Millions of car drivers who took out motor finance are set to receive payouts this year after the Financial Conduct Authority (FCA) confirmed a sweeping compensation scheme for mis-sold agreements.
Announcing the final details this afternoon (Mar 30) after the markets had closed, the watchdog said the average payout will be around £830 – higher than it previously stated.
However, fewer consumers will get pay-outs as the scope of the scheme has been reduced.
The FCA expects 12.1m consumers will now get cash and the total bill for the industry is likely to be in the region of £7.5bn – down from a previous estimate of around £10bn.
Consumers will not know up front how much money they are owed as the lenders will calculate the amount.
The amount will be calculated on how much commission was paid, how much extra interest was paid, plus 3% interest per year on top.
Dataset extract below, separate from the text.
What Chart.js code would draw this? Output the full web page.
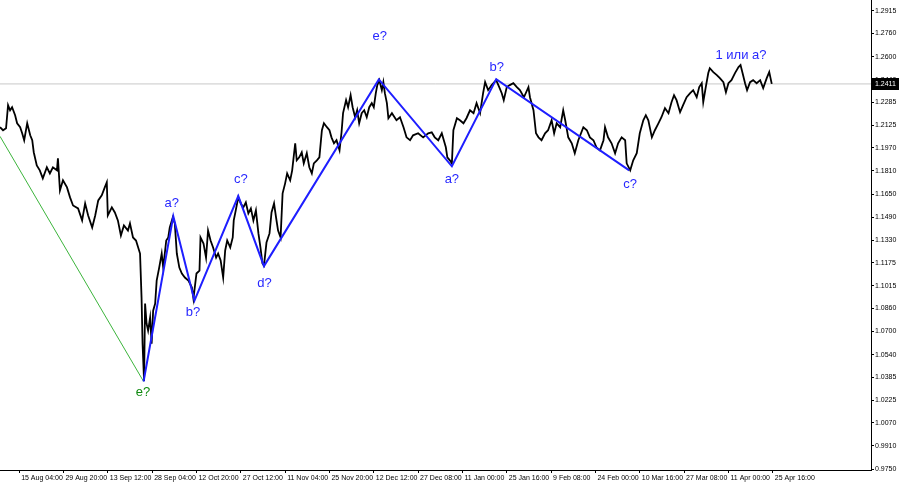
<!DOCTYPE html>
<html>
<head>
<meta charset="utf-8">
<script src="https://cdn.jsdelivr.net/npm/chart.js@4.4.1/dist/chart.umd.min.js"></script>
<style>
  html, body { margin: 0; padding: 0; background: #fff; }
  #chart { display: block; }
</style>
</head>
<body>
<canvas id="chart" width="900" height="485"></canvas>
<script>
// H4 bars counted from the left edge of the chart
const bars = [
    0, 6, 12, 16, 20, 24, 30, 34, 40, 44, 48, 54, 60, 64, 67, 73, 79, 85, 93, 99,
    105, 113, 115, 119, 125, 133, 139, 145, 155, 163, 169, 175, 183, 189, 195, 202, 208, 212, 214, 222,
    228, 234, 240, 246, 254, 258, 264, 270, 278, 281, 283, 286, 288, 291, 294, 298, 301, 304, 308, 311,
    316, 321, 324, 330, 334, 337, 343, 347, 351, 356, 361, 367, 374, 381, 384, 390, 396, 398, 404, 409,
    413, 418, 423, 429, 433, 438, 443, 447, 451, 457, 462, 464, 468, 473, 478, 483, 488, 493, 498, 503,
    508, 513, 517, 521, 524, 529, 535, 539, 544, 548, 552, 557, 561, 566, 570, 576, 580, 586, 589, 594,
    599, 603, 609, 614, 619, 623, 629, 634, 639, 643, 649, 654, 658, 663, 668, 674, 678, 681, 687, 691,
    696, 700, 705, 709, 713, 718, 723, 728, 733, 738, 742, 746, 749, 753, 758, 761, 764, 768, 771, 778,
    787, 794, 801, 807, 814, 820, 830, 840, 850, 857, 863, 870, 877, 881, 885, 888, 893, 897, 900, 907,
    913, 920, 926, 933, 940, 946, 953, 959, 963, 969, 976, 985, 991, 996, 1000, 1006, 1012, 1019, 1026, 1032,
    1040, 1049, 1052, 1059, 1064, 1069, 1075, 1082, 1088, 1095, 1100, 1105, 1112, 1118, 1122, 1128, 1135, 1141, 1148, 1158,
    1165, 1171, 1178, 1184, 1191, 1198, 1201, 1207, 1214, 1221, 1227, 1234, 1241, 1244, 1251, 1257, 1264, 1270, 1277, 1282,
    1287, 1294, 1300, 1307, 1313, 1320, 1327, 1333, 1338, 1343, 1350, 1356, 1363, 1370, 1376, 1383, 1388, 1393, 1396, 1401,
    1406, 1409, 1416, 1423, 1429, 1436, 1441, 1446, 1452, 1459, 1466, 1470, 1474, 1479, 1483, 1489, 1495, 1502, 1509, 1515,
    1522, 1527, 1532
];
const closes = [
    1.2112, 1.2091, 1.2105, 1.2264, 1.2229, 1.2250, 1.2195, 1.2139, 1.2112, 1.2070, 1.2022, 1.2139, 1.2056, 1.2022, 1.1939, 1.1848, 1.1814, 1.1758, 1.1835, 1.1793,
    1.1835, 1.1814, 1.1897, 1.1675, 1.1745, 1.1696, 1.1627, 1.1571, 1.1551, 1.1468, 1.1585, 1.1502, 1.1419, 1.1502, 1.1606, 1.1641, 1.1696, 1.1731, 1.1502, 1.1558,
    1.1523, 1.1468, 1.1364, 1.1433, 1.1398, 1.1447, 1.1350, 1.1329, 1.1239, 1.0934, 1.0616, 1.0359, 1.0893, 1.0754, 1.0706, 1.0796, 1.0616, 1.0844, 1.0893, 1.1052,
    1.1142, 1.1239, 1.1142, 1.1329, 1.1350, 1.1419, 1.1488, 1.1447, 1.1239, 1.1142, 1.1101, 1.1073, 1.1052, 1.1004, 1.0927, 1.1101, 1.1121, 1.1350, 1.1308, 1.1211,
    1.1398, 1.1329, 1.1281, 1.1211, 1.1239, 1.1191, 1.1073, 1.1260, 1.1329, 1.1281, 1.1350, 1.1468, 1.1537, 1.1627, 1.1585, 1.1558, 1.1592, 1.1516, 1.1551, 1.1468,
    1.1537, 1.1378, 1.1281, 1.1170, 1.1156, 1.1315, 1.1378, 1.1523, 1.1585, 1.1488, 1.1398, 1.1350, 1.1655, 1.1724, 1.1793, 1.1745, 1.1814, 1.2001, 1.1883, 1.1904,
    1.1939, 1.1862, 1.1932, 1.1835, 1.1793, 1.1862, 1.1883, 1.1904, 1.2091, 1.2139, 1.2112, 1.2091, 1.2042, 1.2001, 1.2022, 1.1952, 1.2077, 1.2209, 1.2299, 1.2250,
    1.2333, 1.2250, 1.2181, 1.2229, 1.2139, 1.2209, 1.2229, 1.2181, 1.2250, 1.2278, 1.2250, 1.2347, 1.2403, 1.2437, 1.2368, 1.2423, 1.2347, 1.2278, 1.2174, 1.2209,
    1.2160, 1.2181, 1.2112, 1.2042, 1.2022, 1.2056, 1.2070, 1.2042, 1.2070, 1.2077, 1.2042, 1.2022, 1.2070, 1.2022, 1.1973, 1.1904, 1.1883, 1.1862, 1.2091, 1.2174,
    1.2160, 1.2139, 1.2174, 1.2229, 1.2209, 1.2278, 1.2209, 1.2347, 1.2423, 1.2368, 1.2403, 1.2437, 1.2389, 1.2347, 1.2299, 1.2389, 1.2403, 1.2416, 1.2389, 1.2368,
    1.2319, 1.2389, 1.2319, 1.2229, 1.2070, 1.2042, 1.2022, 1.2070, 1.2091, 1.2160, 1.2070, 1.2139, 1.2112, 1.2229, 1.2160, 1.2042, 1.2001, 1.1932, 1.2022, 1.2112,
    1.2091, 1.2042, 1.2022, 1.1973, 1.1952, 1.2022, 1.2112, 1.2042, 1.2001, 1.1932, 1.2001, 1.2042, 1.2022, 1.1862, 1.1814, 1.1883, 1.1932, 1.2070, 1.2160, 1.2195,
    1.2160, 1.2042, 1.2091, 1.2139, 1.2181, 1.2243, 1.2209, 1.2285, 1.2333, 1.2299, 1.2216, 1.2264, 1.2319, 1.2347, 1.2368, 1.2319, 1.2389, 1.2416, 1.2285, 1.2389,
    1.2486, 1.2520, 1.2493, 1.2472, 1.2451, 1.2423, 1.2354, 1.2416, 1.2437, 1.2486, 1.2527, 1.2541, 1.2486, 1.2416, 1.2368, 1.2423, 1.2437, 1.2416, 1.2437, 1.2382,
    1.2451, 1.2493, 1.2411
];
const lastPrice = 1.2411;

// wave count drawn over the price
const waveBars = [285, 344, 386, 473, 524, 752, 897, 985, 1249];
const wavePrices = [1.0355, 1.1497, 1.0914, 1.1636, 1.1152, 1.2442, 1.1842, 1.2444, 1.1814];
const greenBars = [0, 285];
const greenPrices = [1.2049, 1.0355];

const labelTexts = ["e?", "a?", "b?", "c?", "d?", "e?", "a?", "b?", "c?", "1 или a?"];
const labelBars = [284, 341, 383, 478, 525, 754, 897, 986, 1251, 1471];
const labelPrices = [1.0276, 1.1585, 1.0830, 1.1752, 1.1031, 1.2742, 1.1752, 1.2527, 1.1717, 1.2610];
const labelGreen = [true, false, false, false, false, false, false, false, false, false];

// axis ticks
const xTickBars = [38, 126, 214, 302, 390, 478, 566, 654, 742, 830, 918, 1006, 1094, 1182, 1270, 1358, 1446, 1534];
const xTickLabels = ["15 Aug 04:00", "29 Aug 20:00", "13 Sep 12:00", "28 Sep 04:00", "12 Oct 20:00", "27 Oct 12:00",
    "11 Nov 04:00", "25 Nov 20:00", "12 Dec 12:00", "27 Dec 08:00", "11 Jan 00:00", "25 Jan 16:00",
    "9 Feb 08:00", "24 Feb 00:00", "10 Mar 16:00", "27 Mar 08:00", "11 Apr 00:00", "25 Apr 16:00"];
const yTicks = [1.2915, 1.2760, 1.2600, 1.2440, 1.2285, 1.2125, 1.1970, 1.1810, 1.1650, 1.1490, 1.1330,
    1.1175, 1.1015, 1.0860, 1.0700, 1.0540, 1.0385, 1.0225, 1.0070, 0.9910, 0.9750];

const axisFont = { family: "'Liberation Sans', Arial, sans-serif", size: 7 };
const BLUE = "#2828ff";
const GREEN = "#108a10";

function pts(xs, ys) {
    return xs.map((x, i) => ({ x: x, y: ys[i] }));
}

const overlay = {
    id: "overlay",
    afterDatasetsDraw(chart) {
        const ctx = chart.ctx;
        const xs = chart.scales.x;
        const ys = chart.scales.y;
        ctx.save();
        ctx.font = "13px 'Liberation Sans', Arial, sans-serif";
        ctx.textAlign = "center";
        ctx.textBaseline = "middle";
        labelTexts.forEach((t, i) => {
            ctx.fillStyle = labelGreen[i] ? GREEN : BLUE;
            ctx.fillText(t, xs.getPixelForValue(labelBars[i]), ys.getPixelForValue(labelPrices[i]));
        });
        ctx.restore();
    },
    afterDraw(chart) {
        // current price tag on the right axis
        const ctx = chart.ctx;
        const ys = chart.scales.y;
        const y = Math.round(ys.getPixelForValue(lastPrice));
        const left = chart.chartArea.right + 1;
        ctx.save();
        ctx.fillStyle = "#000";
        ctx.fillRect(left, y - 6, 27, 12);
        ctx.fillStyle = "#fff";
        ctx.font = "7px 'Liberation Sans', Arial, sans-serif";
        ctx.textAlign = "left";
        ctx.textBaseline = "middle";
        ctx.fillText(lastPrice.toFixed(4), left + 3, y);
        ctx.restore();
    }
};

new Chart(document.getElementById("chart"), {
    type: "line",
    data: {
        datasets: [
            {
                data: pts(waveBars, wavePrices),
                borderColor: "#1e1eff",
                borderWidth: 2,
                pointRadius: 0,
                order: 0
            },
            {
                data: pts(greenBars, greenPrices),
                borderColor: "#3cb43c",
                borderWidth: 1,
                pointRadius: 0,
                order: 1
            },
            {
                data: pts(bars, closes),
                borderColor: "#000",
                borderWidth: 1.8,
                pointRadius: 0,
                tension: 0,
                order: 2
            },
            {
                data: [{ x: 0, y: lastPrice }, { x: 1729, y: lastPrice }],
                borderColor: "#c8c8c8",
                borderWidth: 1,
                pointRadius: 0,
                order: 3
            }
        ]
    },
    options: {
        responsive: false,
        animation: false,
        layout: { padding: 0 },
        plugins: {
            legend: { display: false },
            tooltip: { enabled: false }
        },
        scales: {
            x: {
                type: "linear",
                min: 0,
                max: 1729,
                border: { display: true, color: "#000", width: 1 },
                grid: { drawOnChartArea: false, drawTicks: true, tickLength: 3, color: "#000" },
                ticks: {
                    autoSkip: false,
                    maxRotation: 0,
                    align: "start",
                    labelOffset: 2,
                    padding: 1,
                    color: "#000",
                    font: axisFont,
                    callback: (v, i) => xTickLabels[i]
                },
                afterBuildTicks: s => { s.ticks = xTickBars.map(v => ({ value: v })); },
                afterFit: s => { s.height = 15; s.paddingLeft = 0; s.paddingRight = 0; }
            },
            y: {
                type: "linear",
                position: "right",
                min: 0.97431,
                max: 1.29910,
                border: { display: true, color: "#000", width: 1 },
                grid: { drawOnChartArea: false, drawTicks: true, tickLength: 3, color: "#000" },
                ticks: {
                    padding: 1,
                    color: "#000",
                    font: axisFont,
                    callback: v => v.toFixed(4)
                },
                afterBuildTicks: s => { s.ticks = yTicks.map(v => ({ value: v })); },
                afterFit: s => { s.width = 29; s.paddingTop = 0; s.paddingBottom = 0; }
            }
        }
    },
    plugins: [overlay]
});
</script>
</body>
</html>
Consumers can choose not to take part in the FCA’s compensation scheme and instead go to court, where they may get more or less compensation, based on the facts of their case.
However, the outcome of a court claim is uncertain and accounting for legal fees they may pay, many consumers could end up with less. The FCA’s scheme is also likely to be faster and simpler.
Announcing the move, Nikhil Rathi, chief executive of the FCA, said: ’We’ve listened to feedback to make sure the scheme is fair for consumers and proportionate for firms. It will put £7.5bn back into people’s pockets.
‘Now we need everyone to get behind it and ensure millions get their money this year.
‘Payouts should not be delayed any longer, especially as household bills come under greater pressure.
‘Delivering compensation promptly also gives lenders the chance to rebuild trust, and means we can draw a line under the past and support a healthy motor finance market for the future.’
The detail
The compensation scheme will cover loans taken out between April 6, 2007 and November 1, 2024.
People will only be compensated if they were not told clearly that either:
– Their dealer or broker set the interest rate to earn more commission (using a discretionary commission arrangement (DCA)
– The commission was high – at least 39% of the total cost of credit and 10% of the loan.
– The dealer or broker was using one lender or gave one lender the right of first refusal, (a so-called tied arrangement), except where lenders can evidence that there were visible links with a manufacturer and franchised dealer. For example, where they shared a common or similar name.
Those consumers who have already complained to their lenders will be compensated first.
Lenders will review their cases, tell them if they are owed money and then process pay-outs.
If consumers haven’t complained, lenders will contact them if they think they are owed money directly, but car owners can still make a claim themselves until the end of August 2027.
Compensation will be worked out using a formula – not on a case by case basis – and interest will be paid at a rate of 3% per year. It’s likely most people will know how much they are owed later this year.
Very high value loans are excluded from the scheme or cases where the commissions paid were very small, no interest was charged or the lender can prove there was no financial loss.
Money will be paid out directly by lenders and consumers will not need to use lawyers or claims management firms to get their cash.
Consumers will not be put back into a better position than ‘if they had been treated fairly’ in the first place, said the FCA.
Giving advice to consumers, the FCA added: ‘If you are concerned you were treated unfairly, make a complaint. People who complain before the relevant implementation period ends will be compensated sooner.
‘There is information on how to complain for free on the FCA website. There is no need to use a claims management company or law firm. If you do, you could lose over 30% of any money you get. ’
Along with the announcement, the FCA revealed it will join forces with solicitors, advertising and data protection to tackle ‘poor handling of motor finance claims by some claims management companies and law firms’.
Alison Walters, director of consumer finance and FCA taskforce lead, said: ‘Our scheme will be free and people don’t need to use a CMC or law firm.
‘Should they decide to do so, it’s important that they can trust CMCs and law firms to act in their best interests. This taskforce will ensure we deal with problems quickly and decisively.’
Rachael Jones, director of automotive finance at Autotrader, said: ‘We support this pragmatic and proportionate approach from the FCA that strikes the right balance between ensuring robust protection and transparency for consumers, while underpinning the stability of an automotive sector that contributes billions to the UK economy every year.’